◆ **Do this**
Pictures stay out of this copy, which runs from the first line of the material through the line containing "const arrowsB = [];".
====
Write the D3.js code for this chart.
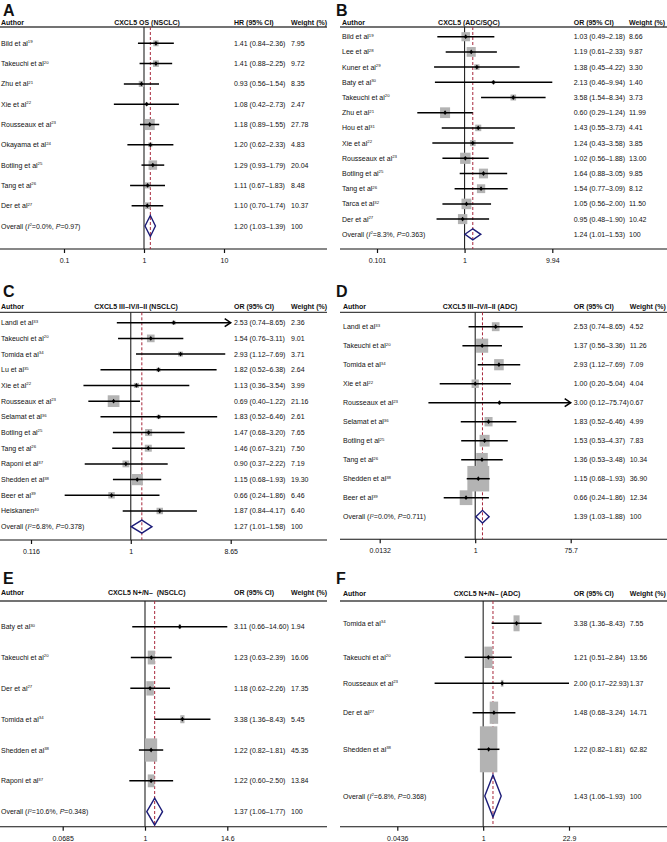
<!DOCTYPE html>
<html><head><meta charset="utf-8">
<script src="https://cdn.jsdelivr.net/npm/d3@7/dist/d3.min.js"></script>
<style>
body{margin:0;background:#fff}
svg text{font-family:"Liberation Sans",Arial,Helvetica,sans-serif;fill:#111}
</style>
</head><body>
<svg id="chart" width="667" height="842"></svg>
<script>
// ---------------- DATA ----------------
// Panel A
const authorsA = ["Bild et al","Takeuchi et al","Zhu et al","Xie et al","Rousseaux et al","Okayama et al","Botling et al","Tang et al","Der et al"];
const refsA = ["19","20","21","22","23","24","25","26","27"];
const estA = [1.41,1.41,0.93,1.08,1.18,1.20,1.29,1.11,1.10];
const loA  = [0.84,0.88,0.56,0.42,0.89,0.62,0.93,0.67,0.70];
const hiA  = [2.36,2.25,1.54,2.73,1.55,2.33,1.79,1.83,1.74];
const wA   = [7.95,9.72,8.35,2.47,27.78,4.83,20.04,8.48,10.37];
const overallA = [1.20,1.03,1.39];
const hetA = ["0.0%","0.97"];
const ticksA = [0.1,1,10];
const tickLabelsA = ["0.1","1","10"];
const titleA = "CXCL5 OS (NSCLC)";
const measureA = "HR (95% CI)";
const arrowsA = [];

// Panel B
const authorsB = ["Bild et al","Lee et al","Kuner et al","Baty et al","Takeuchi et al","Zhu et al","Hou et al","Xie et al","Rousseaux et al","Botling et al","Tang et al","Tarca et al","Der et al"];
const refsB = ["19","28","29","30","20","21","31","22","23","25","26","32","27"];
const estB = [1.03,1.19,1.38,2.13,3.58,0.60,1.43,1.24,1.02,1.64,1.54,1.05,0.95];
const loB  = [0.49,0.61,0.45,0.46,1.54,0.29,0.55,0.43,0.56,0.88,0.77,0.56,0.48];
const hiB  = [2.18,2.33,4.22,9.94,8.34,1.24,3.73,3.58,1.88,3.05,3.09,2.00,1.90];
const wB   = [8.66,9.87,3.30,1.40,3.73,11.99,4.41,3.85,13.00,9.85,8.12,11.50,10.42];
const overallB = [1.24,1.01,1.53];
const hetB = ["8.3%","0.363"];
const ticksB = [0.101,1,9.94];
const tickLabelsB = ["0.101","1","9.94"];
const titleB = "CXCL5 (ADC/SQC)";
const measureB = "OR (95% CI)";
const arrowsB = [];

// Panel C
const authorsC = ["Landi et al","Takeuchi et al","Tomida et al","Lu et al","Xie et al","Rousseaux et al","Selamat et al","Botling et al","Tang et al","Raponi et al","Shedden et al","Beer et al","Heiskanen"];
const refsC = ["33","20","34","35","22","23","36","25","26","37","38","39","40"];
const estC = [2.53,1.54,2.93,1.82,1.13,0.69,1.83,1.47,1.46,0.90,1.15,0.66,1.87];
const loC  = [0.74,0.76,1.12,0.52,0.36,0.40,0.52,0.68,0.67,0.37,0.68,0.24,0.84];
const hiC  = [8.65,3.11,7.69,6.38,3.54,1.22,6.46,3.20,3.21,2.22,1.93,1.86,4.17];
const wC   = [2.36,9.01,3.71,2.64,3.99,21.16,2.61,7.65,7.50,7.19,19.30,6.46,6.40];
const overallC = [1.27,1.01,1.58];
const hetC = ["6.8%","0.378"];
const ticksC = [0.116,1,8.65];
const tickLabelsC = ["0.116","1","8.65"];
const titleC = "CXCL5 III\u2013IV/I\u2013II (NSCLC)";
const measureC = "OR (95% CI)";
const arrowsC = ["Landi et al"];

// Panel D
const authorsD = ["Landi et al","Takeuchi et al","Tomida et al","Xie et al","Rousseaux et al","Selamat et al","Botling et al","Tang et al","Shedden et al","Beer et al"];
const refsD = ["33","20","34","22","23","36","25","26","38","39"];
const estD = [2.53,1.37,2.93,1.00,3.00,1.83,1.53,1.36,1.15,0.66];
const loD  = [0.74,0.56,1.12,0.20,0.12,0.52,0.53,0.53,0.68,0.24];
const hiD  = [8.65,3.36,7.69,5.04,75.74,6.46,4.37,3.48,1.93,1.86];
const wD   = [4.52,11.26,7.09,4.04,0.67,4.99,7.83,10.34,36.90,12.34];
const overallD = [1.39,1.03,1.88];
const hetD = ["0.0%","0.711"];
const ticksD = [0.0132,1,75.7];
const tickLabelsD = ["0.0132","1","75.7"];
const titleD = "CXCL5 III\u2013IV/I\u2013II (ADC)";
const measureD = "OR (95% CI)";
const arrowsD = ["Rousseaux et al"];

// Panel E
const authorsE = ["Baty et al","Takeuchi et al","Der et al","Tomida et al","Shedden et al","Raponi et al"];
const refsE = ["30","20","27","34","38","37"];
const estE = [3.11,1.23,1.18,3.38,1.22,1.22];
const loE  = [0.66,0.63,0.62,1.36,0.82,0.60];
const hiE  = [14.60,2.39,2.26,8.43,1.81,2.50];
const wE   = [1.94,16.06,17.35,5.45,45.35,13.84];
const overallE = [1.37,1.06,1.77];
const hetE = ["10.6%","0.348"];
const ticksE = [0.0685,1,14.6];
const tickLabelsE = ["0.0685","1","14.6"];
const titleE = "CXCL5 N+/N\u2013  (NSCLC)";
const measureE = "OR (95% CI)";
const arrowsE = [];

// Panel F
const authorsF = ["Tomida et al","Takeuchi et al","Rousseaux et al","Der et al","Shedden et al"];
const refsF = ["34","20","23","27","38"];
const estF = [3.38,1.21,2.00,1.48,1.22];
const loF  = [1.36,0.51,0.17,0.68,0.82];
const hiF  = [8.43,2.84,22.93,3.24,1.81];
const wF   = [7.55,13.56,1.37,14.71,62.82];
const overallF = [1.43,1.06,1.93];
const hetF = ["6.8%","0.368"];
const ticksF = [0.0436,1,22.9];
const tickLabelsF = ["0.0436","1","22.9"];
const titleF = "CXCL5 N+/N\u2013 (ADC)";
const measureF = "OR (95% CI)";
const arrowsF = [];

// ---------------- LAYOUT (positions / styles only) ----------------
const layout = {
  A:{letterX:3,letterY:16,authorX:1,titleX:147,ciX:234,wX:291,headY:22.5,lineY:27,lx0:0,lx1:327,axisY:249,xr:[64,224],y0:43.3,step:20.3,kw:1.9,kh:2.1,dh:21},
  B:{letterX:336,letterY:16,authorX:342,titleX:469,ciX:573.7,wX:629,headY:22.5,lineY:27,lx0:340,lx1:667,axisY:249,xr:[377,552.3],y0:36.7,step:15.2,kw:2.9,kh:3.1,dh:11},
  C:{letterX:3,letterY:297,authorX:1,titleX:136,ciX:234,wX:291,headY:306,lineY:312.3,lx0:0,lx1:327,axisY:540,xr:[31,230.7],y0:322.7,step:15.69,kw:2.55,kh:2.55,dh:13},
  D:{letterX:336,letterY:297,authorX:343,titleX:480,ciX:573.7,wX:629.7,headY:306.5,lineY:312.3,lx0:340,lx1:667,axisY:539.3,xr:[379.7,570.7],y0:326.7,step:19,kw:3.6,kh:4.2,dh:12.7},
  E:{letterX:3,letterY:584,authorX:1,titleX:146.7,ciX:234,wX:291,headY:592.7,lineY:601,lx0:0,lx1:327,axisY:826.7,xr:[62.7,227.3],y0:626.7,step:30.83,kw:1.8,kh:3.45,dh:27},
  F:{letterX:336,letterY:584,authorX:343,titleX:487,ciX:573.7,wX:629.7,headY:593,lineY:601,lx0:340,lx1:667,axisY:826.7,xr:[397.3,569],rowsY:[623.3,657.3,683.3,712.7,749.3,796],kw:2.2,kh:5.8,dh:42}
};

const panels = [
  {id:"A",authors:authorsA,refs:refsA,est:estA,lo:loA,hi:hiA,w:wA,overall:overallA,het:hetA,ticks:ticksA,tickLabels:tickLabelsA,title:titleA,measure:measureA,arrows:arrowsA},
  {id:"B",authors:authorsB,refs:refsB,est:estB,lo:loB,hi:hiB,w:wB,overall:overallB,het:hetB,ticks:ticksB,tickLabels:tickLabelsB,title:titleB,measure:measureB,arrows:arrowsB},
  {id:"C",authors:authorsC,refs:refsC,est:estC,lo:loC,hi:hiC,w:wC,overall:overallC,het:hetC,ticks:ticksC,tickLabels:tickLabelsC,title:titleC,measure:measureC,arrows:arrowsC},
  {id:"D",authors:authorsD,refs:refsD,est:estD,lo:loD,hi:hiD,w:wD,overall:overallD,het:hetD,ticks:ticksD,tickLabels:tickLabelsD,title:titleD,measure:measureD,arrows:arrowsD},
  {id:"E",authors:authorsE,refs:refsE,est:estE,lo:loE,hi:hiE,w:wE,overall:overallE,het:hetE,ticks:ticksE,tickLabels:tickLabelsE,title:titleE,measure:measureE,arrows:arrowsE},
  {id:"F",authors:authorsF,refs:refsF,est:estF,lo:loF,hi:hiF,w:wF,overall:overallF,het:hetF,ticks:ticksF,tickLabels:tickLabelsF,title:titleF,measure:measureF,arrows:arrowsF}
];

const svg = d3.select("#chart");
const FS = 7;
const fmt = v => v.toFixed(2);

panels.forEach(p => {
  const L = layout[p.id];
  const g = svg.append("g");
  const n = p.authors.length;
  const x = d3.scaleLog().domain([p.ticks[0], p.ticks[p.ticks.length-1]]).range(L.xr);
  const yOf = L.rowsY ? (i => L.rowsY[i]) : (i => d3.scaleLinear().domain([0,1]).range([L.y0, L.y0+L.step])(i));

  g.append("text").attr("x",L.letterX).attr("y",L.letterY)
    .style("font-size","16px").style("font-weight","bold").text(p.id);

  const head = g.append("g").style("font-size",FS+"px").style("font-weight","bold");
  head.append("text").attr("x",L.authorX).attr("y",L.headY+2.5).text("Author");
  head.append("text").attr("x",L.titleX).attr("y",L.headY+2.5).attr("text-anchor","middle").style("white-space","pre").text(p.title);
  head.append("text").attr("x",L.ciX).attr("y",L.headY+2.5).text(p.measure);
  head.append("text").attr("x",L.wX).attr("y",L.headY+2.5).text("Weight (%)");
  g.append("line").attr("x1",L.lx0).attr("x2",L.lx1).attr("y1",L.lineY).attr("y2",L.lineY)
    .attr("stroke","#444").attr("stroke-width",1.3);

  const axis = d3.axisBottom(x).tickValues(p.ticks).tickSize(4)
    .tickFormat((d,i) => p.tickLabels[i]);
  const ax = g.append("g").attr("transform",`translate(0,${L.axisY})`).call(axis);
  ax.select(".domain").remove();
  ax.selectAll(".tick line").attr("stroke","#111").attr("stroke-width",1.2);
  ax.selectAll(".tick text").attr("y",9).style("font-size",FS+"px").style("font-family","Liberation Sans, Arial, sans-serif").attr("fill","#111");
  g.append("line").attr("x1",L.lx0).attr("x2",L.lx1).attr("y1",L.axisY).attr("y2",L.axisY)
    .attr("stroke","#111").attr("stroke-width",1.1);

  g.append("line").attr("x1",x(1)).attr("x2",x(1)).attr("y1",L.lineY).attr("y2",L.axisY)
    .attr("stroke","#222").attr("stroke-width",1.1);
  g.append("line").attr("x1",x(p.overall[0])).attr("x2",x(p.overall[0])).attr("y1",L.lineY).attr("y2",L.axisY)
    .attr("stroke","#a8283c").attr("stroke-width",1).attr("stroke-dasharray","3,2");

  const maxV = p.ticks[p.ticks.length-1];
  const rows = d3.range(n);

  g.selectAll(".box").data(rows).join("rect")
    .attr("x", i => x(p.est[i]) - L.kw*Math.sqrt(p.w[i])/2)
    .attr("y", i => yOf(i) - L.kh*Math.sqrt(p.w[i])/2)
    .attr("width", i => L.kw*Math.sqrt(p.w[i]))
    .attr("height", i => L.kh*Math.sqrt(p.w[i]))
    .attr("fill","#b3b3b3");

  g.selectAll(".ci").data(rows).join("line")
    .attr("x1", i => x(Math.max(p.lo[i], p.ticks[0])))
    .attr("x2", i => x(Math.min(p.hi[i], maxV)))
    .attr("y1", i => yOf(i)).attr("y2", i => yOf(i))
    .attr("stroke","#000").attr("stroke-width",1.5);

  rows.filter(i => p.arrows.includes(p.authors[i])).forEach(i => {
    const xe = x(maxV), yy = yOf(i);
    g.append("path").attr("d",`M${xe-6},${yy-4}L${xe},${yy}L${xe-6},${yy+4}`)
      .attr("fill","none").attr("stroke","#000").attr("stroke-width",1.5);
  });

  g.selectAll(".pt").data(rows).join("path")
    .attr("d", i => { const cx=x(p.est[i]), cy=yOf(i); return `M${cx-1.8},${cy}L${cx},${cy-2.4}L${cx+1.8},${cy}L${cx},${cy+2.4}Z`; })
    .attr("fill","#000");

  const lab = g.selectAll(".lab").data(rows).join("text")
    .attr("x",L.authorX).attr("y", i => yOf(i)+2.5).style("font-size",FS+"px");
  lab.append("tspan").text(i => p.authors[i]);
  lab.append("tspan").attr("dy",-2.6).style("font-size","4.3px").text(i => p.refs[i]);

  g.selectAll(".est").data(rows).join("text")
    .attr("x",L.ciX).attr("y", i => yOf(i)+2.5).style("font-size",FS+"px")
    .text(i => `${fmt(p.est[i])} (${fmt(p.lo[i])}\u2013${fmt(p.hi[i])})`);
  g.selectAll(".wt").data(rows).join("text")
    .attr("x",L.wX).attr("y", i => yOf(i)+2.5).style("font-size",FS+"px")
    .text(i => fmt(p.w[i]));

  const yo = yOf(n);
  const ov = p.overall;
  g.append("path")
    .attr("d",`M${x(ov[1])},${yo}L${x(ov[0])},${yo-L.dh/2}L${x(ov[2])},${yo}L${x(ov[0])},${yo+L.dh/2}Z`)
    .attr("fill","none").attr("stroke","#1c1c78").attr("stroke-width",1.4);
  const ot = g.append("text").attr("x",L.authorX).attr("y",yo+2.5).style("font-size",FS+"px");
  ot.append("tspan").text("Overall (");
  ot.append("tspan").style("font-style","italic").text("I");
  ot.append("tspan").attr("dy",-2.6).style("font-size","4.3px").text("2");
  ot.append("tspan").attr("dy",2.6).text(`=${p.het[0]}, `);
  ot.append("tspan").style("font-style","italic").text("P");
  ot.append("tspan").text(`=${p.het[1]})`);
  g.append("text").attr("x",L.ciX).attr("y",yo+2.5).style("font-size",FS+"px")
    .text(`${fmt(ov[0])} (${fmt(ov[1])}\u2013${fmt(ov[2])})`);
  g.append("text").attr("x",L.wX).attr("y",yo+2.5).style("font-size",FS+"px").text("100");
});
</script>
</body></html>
====
◆ **Expected output**
Write the D3.js code for this chart.
<!DOCTYPE html>
<html><head><meta charset="utf-8">
<script src="https://cdn.jsdelivr.net/npm/d3@7/dist/d3.min.js"></script>
<style>
body{margin:0;background:#fff}
svg text{font-family:"Liberation Sans",Arial,Helvetica,sans-serif;fill:#111}
</style>
</head><body>
<svg id="chart" width="667" height="842"></svg>
<script>
// ---------------- DATA ----------------
// Panel A
const authorsA = ["Bild et al","Takeuchi et al","Zhu et al","Xie et al","Rousseaux et al","Okayama et al","Botling et al","Tang et al","Der et al"];
const refsA = ["19","20","21","22","23","24","25","26","27"];
const estA = [1.41,1.41,0.93,1.08,1.18,1.20,1.29,1.11,1.10];
const loA  = [0.84,0.88,0.56,0.42,0.89,0.62,0.93,0.67,0.70];
const hiA  = [2.36,2.25,1.54,2.73,1.55,2.33,1.79,1.83,1.74];
const wA   = [7.95,9.72,8.35,2.47,27.78,4.83,20.04,8.48,10.37];
const overallA = [1.20,1.03,1.39];
const hetA = ["0.0%","0.97"];
const ticksA = [0.1,1,10];
const tickLabelsA = ["0.1","1","10"];
const titleA = "CXCL5 OS (NSCLC)";
const measureA = "HR (95% CI)";
const arrowsA = [];

// Panel B
const authorsB = ["Bild et al","Lee et al","Kuner et al","Baty et al","Takeuchi et al","Zhu et al","Hou et al","Xie et al","Rousseaux et al","Botling et al","Tang et al","Tarca et al","Der et al"];
const refsB = ["19","28","29","30","20","21","31","22","23","25","26","32","27"];
const estB = [1.03,1.19,1.38,2.13,3.58,0.60,1.43,1.24,1.02,1.64,1.54,1.05,0.95];
const loB  = [0.49,0.61,0.45,0.46,1.54,0.29,0.55,0.43,0.56,0.88,0.77,0.56,0.48];
const hiB  = [2.18,2.33,4.22,9.94,8.34,1.24,3.73,3.58,1.88,3.05,3.09,2.00,1.90];
const wB   = [8.66,9.87,3.30,1.40,3.73,11.99,4.41,3.85,13.00,9.85,8.12,11.50,10.42];
const overallB = [1.24,1.01,1.53];
const hetB = ["8.3%","0.363"];
const ticksB = [0.101,1,9.94];
const tickLabelsB = ["0.101","1","9.94"];
const titleB = "CXCL5 (ADC/SQC)";
const measureB = "OR (95% CI)";
const arrowsB = [];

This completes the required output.